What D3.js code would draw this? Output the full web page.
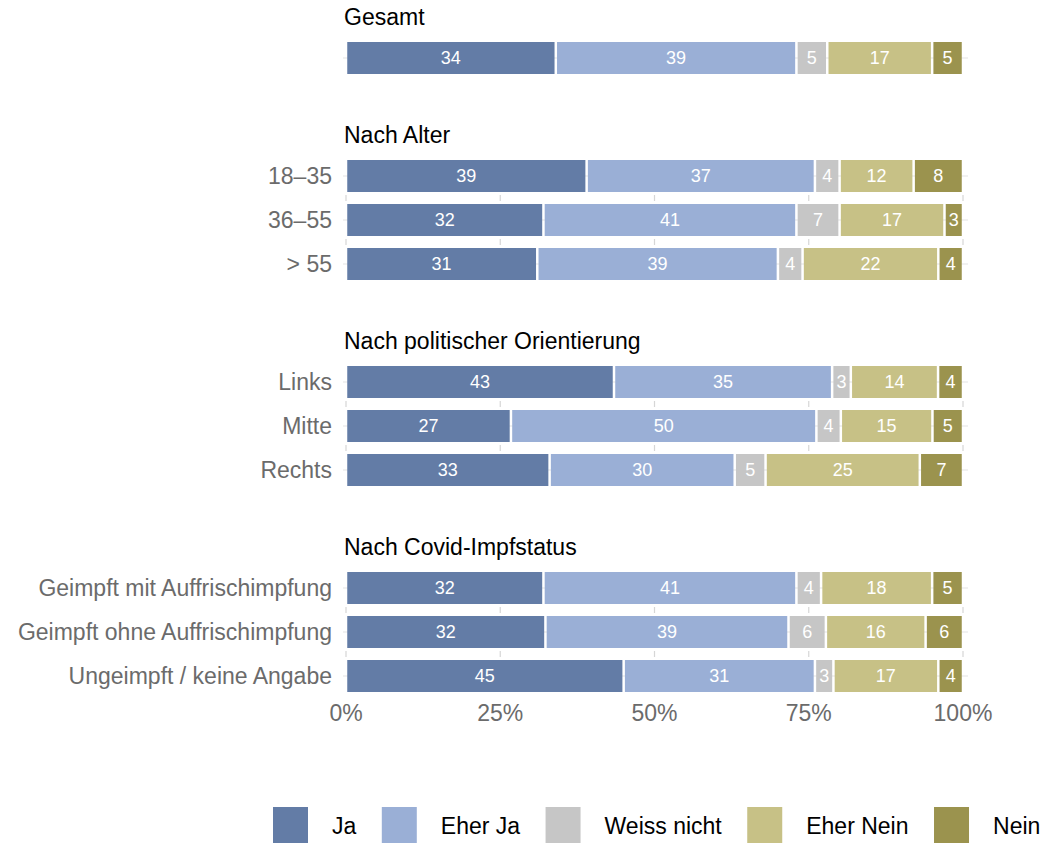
<!DOCTYPE html>
<html>
<head>
<meta charset="utf-8">
<script src="https://cdn.jsdelivr.net/npm/d3@7"></script>
<style>
  body { margin: 0; background: #fff; }
  svg text { font-family: "Liberation Sans", Arial, sans-serif; }
</style>
</head>
<body>
<div id="chart"></div>
<script>
var W = 1047, H = 843;

// answer categories
var answers = ["Ja", "Eher Ja", "Weiss nicht", "Eher Nein", "Nein"];
var colors = ["#637ca6", "#9aafd6", "#c6c6c6", "#c7c186", "#9b934e"];

// facets and their rows
var facets = ["Gesamt", "Nach Alter", "Nach politischer Orientierung", "Nach Covid-Impfstatus"];
var facetRows = [
    [""],
    ["18–35", "36–55", "> 55"],
    ["Links", "Mitte", "Rechts"],
    ["Geimpft mit Auffrischimpfung", "Geimpft ohne Auffrischimpfung", "Ungeimpft / keine Angabe"]
];

// percent per row (Ja, Eher Ja, Weiss nicht, Eher Nein, Nein)
var gesamtVals = [[34, 39, 5, 17, 5]];
var alterVals = [[39, 37, 4, 12, 8], [32, 41, 7, 17, 3], [31, 39, 4, 22, 4]];
var politikVals = [[43, 35, 3, 14, 4], [27, 50, 4, 15, 5], [33, 30, 5, 25, 7]];
var impfVals = [[32, 41, 4, 18, 5], [32, 39, 6, 16, 6], [45, 31, 3, 17, 4]];
var facetVals = [gesamtVals, alterVals, politikVals, impfVals];

var ticks = [0, 0.25, 0.5, 0.75, 1];

var svg = d3.select("#chart")
    .append("svg")
    .attr("width", W)
    .attr("height", H);

var x = d3.scaleLinear().domain([0, 1]).range([346, 963]);
var color = d3.scaleOrdinal().domain(answers).range(colors);

var step = 44, gap = 12, facetGap = 86;
var panelTop = 42;
var lastY;

facets.forEach(function(name, fi) {
    var rows = facetRows[fi];
    var y = d3.scaleBand()
        .domain(rows)
        .range([panelTop - gap / 2, panelTop - gap / 2 + rows.length * step])
        .paddingInner(gap / step)
        .paddingOuter(gap / step / 2);

    var g = svg.append("g");

    // facet title
    g.append("text")
        .attr("x", 344)
        .attr("y", panelTop - 17)
        .style("font-size", "23px")
        .style("fill", "#000")
        .text(name);

    // horizontal grid lines (peek out at both panel ends)
    g.selectAll(".hgrid")
        .data(rows)
        .enter()
        .append("line")
        .attr("x1", x(0) - 3)
        .attr("x2", x(1) + 5)
        .attr("y1", function(d) { return y(d) + y.bandwidth() / 2; })
        .attr("y2", function(d) { return y(d) + y.bandwidth() / 2; })
        .style("stroke", "#e3e3e3")
        .style("stroke-width", 1);

    // vertical grid lines, visible in gaps between bars
    rows.slice(1).forEach(function(r) {
        var mid = y(r) - gap / 2;
        g.selectAll(null)
            .data(ticks)
            .enter()
            .append("line")
            .attr("x1", function(d) { return x(d); })
            .attr("x2", function(d) { return x(d); })
            .attr("y1", mid - 3)
            .attr("y2", mid + 3)
            .style("stroke", "#d6d6d6")
            .style("stroke-width", 1.2);
    });

    // row labels
    g.selectAll(".ylab")
        .data(rows)
        .enter()
        .append("text")
        .attr("x", 332)
        .attr("y", function(d) { return y(d) + y.bandwidth() / 2; })
        .attr("dy", "0.36em")
        .attr("text-anchor", "end")
        .style("font-size", "23px")
        .style("fill", "#6b6b6b")
        .text(function(d) { return d; });

    // stacked segments, normalised to 100%
    rows.forEach(function(r, ri) {
        var vals = facetVals[fi][ri];
        var total = d3.sum(vals);
        var cum = 0;
        var segs = vals.map(function(v, k) {
            var s = { key: answers[k], v: v, x0: cum / total, x1: (cum + v) / total };
            cum += v;
            return s;
        });

        var seg = g.selectAll(null)
            .data(segs)
            .enter()
            .append("g");

        seg.append("rect")
            .attr("x", function(d) { return x(d.x0) + 1.25; })
            .attr("width", function(d) { return Math.max(0, x(d.x1) - x(d.x0) - 2.5); })
            .attr("y", y(r))
            .attr("height", y.bandwidth())
            .style("fill", function(d) { return color(d.key); });

        seg.append("text")
            .attr("x", function(d) { return (x(d.x0) + x(d.x1)) / 2; })
            .attr("y", y(r) + y.bandwidth() / 2)
            .attr("dy", "0.36em")
            .attr("text-anchor", "middle")
            .style("font-size", "18px")
            .style("fill", "#fff")
            .text(function(d) { return d.v; });
    });

    lastY = panelTop + rows.length * step - gap;
    panelTop = lastY + facetGap;
});

// x axis labels
svg.selectAll(".xlab")
    .data(ticks)
    .enter()
    .append("text")
    .attr("x", function(d) { return x(d); })
    .attr("y", lastY + 29)
    .attr("text-anchor", "middle")
    .style("font-size", "23px")
    .style("fill", "#6b6b6b")
    .text(d3.format(".0%"));

// legend, laid out left to right from the label widths
var lx = 273;
answers.forEach(function(a) {
    var lg = svg.append("g").attr("transform", "translate(" + lx + ",807)");
    lg.append("rect")
        .attr("width", 35)
        .attr("height", 36)
        .style("fill", color(a));
    var t = lg.append("text")
        .attr("x", 59)
        .attr("y", 19)
        .attr("dy", "0.36em")
        .style("font-size", "23px")
        .style("fill", "#000")
        .text(a);
    lx += 59 + t.node().getComputedTextLength() + 25.5;
});
</script>
</body>
</html>
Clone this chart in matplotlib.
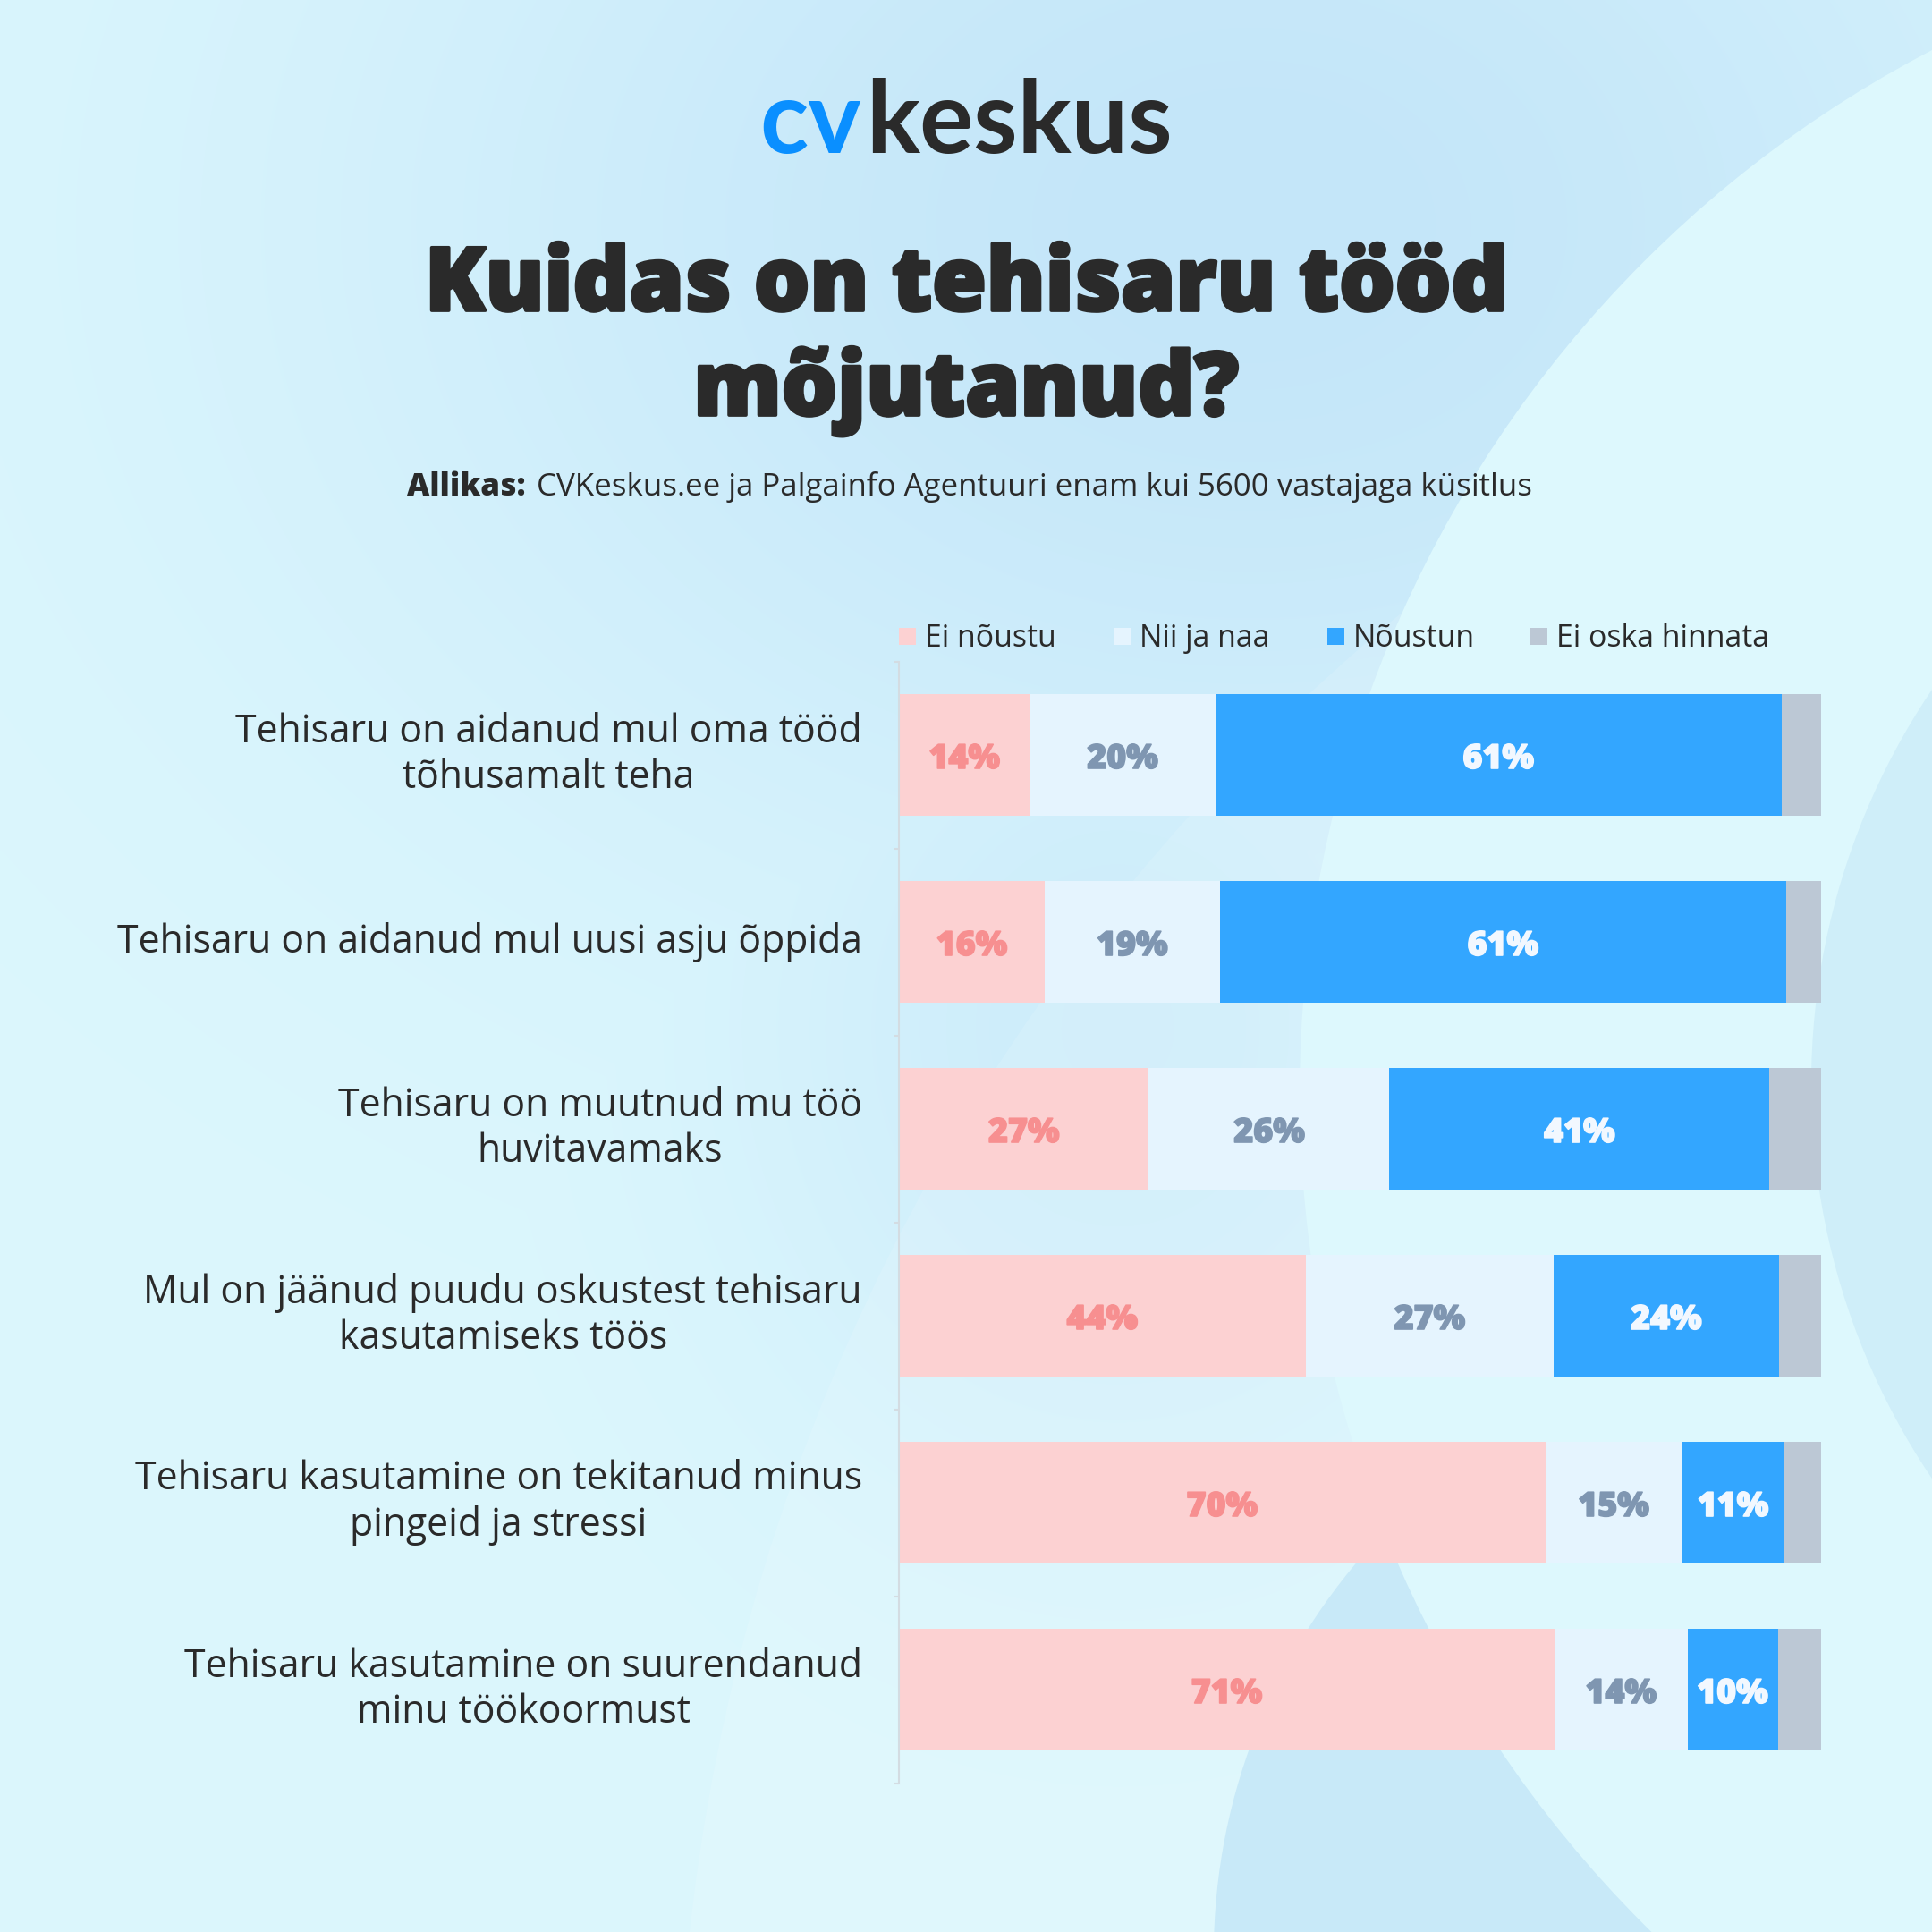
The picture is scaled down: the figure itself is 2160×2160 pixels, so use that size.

──────────────────────────────

- OBJECTIVE
Working from the lines above, reproduce the material exactly and exclude its pictures.

- TASK SOLUTION
What D3.js code would draw this? Output the full web page.
<!DOCTYPE html>
<html>
<head>
<meta charset="utf-8">
<script src="https://cdn.jsdelivr.net/npm/d3@7"></script>
<style>
  body { margin: 0; background: #fff; }
  svg text { font-family: "Liberation Sans", Arial, sans-serif; }
</style>
</head>
<body>
<div id="chart"></div>
<script>
var W = 1047, H = 843;

// answer categories
var answers = ["Ja", "Eher Ja", "Weiss nicht", "Eher Nein", "Nein"];
var colors = ["#637ca6", "#9aafd6", "#c6c6c6", "#c7c186", "#9b934e"];

// facets and their rows
var facets = ["Gesamt", "Nach Alter", "Nach politischer Orientierung", "Nach Covid-Impfstatus"];
var facetRows = [
    [""],
    ["18–35", "36–55", "> 55"],
    ["Links", "Mitte", "Rechts"],
    ["Geimpft mit Auffrischimpfung", "Geimpft ohne Auffrischimpfung", "Ungeimpft / keine Angabe"]
];

// percent per row (Ja, Eher Ja, Weiss nicht, Eher Nein, Nein)
var gesamtVals = [[34, 39, 5, 17, 5]];
var alterVals = [[39, 37, 4, 12, 8], [32, 41, 7, 17, 3], [31, 39, 4, 22, 4]];
var politikVals = [[43, 35, 3, 14, 4], [27, 50, 4, 15, 5], [33, 30, 5, 25, 7]];
var impfVals = [[32, 41, 4, 18, 5], [32, 39, 6, 16, 6], [45, 31, 3, 17, 4]];
var facetVals = [gesamtVals, alterVals, politikVals, impfVals];

var ticks = [0, 0.25, 0.5, 0.75, 1];

var svg = d3.select("#chart")
    .append("svg")
    .attr("width", W)
    .attr("height", H);

var x = d3.scaleLinear().domain([0, 1]).range([346, 963]);
var color = d3.scaleOrdinal().domain(answers).range(colors);

var step = 44, gap = 12, facetGap = 86;
var panelTop = 42;
var lastY;

facets.forEach(function(name, fi) {
    var rows = facetRows[fi];
    var y = d3.scaleBand()
        .domain(rows)
        .range([panelTop - gap / 2, panelTop - gap / 2 + rows.length * step])
        .paddingInner(gap / step)
        .paddingOuter(gap / step / 2);

    var g = svg.append("g");

    // facet title
    g.append("text")
        .attr("x", 344)
        .attr("y", panelTop - 17)
        .style("font-size", "23px")
        .style("fill", "#000")
        .text(name);

    // horizontal grid lines (peek out at both panel ends)
    g.selectAll(".hgrid")
        .data(rows)
        .enter()
        .append("line")
        .attr("x1", x(0) - 3)
        .attr("x2", x(1) + 5)
        .attr("y1", function(d) { return y(d) + y.bandwidth() / 2; })
        .attr("y2", function(d) { return y(d) + y.bandwidth() / 2; })
        .style("stroke", "#e3e3e3")
        .style("stroke-width", 1);

    // vertical grid lines, visible in gaps between bars
    rows.slice(1).forEach(function(r) {
        var mid = y(r) - gap / 2;
        g.selectAll(null)
            .data(ticks)
            .enter()
            .append("line")
            .attr("x1", function(d) { return x(d); })
            .attr("x2", function(d) { return x(d); })
            .attr("y1", mid - 3)
            .attr("y2", mid + 3)
            .style("stroke", "#d6d6d6")
            .style("stroke-width", 1.2);
    });

    // row labels
    g.selectAll(".ylab")
        .data(rows)
        .enter()
        .append("text")
        .attr("x", 332)
        .attr("y", function(d) { return y(d) + y.bandwidth() / 2; })
        .attr("dy", "0.36em")
        .attr("text-anchor", "end")
        .style("font-size", "23px")
        .style("fill", "#6b6b6b")
        .text(function(d) { return d; });

    // stacked segments, normalised to 100%
    rows.forEach(function(r, ri) {
        var vals = facetVals[fi][ri];
        var total = d3.sum(vals);
        var cum = 0;
        var segs = vals.map(function(v, k) {
            var s = { key: answers[k], v: v, x0: cum / total, x1: (cum + v) / total };
            cum += v;
            return s;
        });

        var seg = g.selectAll(null)
            .data(segs)
            .enter()
            .append("g");

        seg.append("rect")
            .attr("x", function(d) { return x(d.x0) + 1.25; })
            .attr("width", function(d) { return Math.max(0, x(d.x1) - x(d.x0) - 2.5); })
            .attr("y", y(r))
            .attr("height", y.bandwidth())
            .style("fill", function(d) { return color(d.key); });

        seg.append("text")
            .attr("x", function(d) { return (x(d.x0) + x(d.x1)) / 2; })
            .attr("y", y(r) + y.bandwidth() / 2)
            .attr("dy", "0.36em")
            .attr("text-anchor", "middle")
            .style("font-size", "18px")
            .style("fill", "#fff")
            .text(function(d) { return d.v; });
    });

    lastY = panelTop + rows.length * step - gap;
    panelTop = lastY + facetGap;
});

// x axis labels
svg.selectAll(".xlab")
    .data(ticks)
    .enter()
    .append("text")
    .attr("x", function(d) { return x(d); })
    .attr("y", lastY + 29)
    .attr("text-anchor", "middle")
    .style("font-size", "23px")
    .style("fill", "#6b6b6b")
    .text(d3.format(".0%"));

// legend, laid out left to right from the label widths
var lx = 273;
answers.forEach(function(a) {
    var lg = svg.append("g").attr("transform", "translate(" + lx + ",807)");
    lg.append("rect")
        .attr("width", 35)
        .attr("height", 36)
        .style("fill", color(a));
    var t = lg.append("text")
        .attr("x", 59)
        .attr("y", 19)
        .attr("dy", "0.36em")
        .style("font-size", "23px")
        .style("fill", "#000")
        .text(a);
    lx += 59 + t.node().getComputedTextLength() + 25.5;
});
</script>
</body>
</html>
Clone this chart in matplotlib.
The picture is scaled down: the figure itself is 2160×2160 pixels, so use that size.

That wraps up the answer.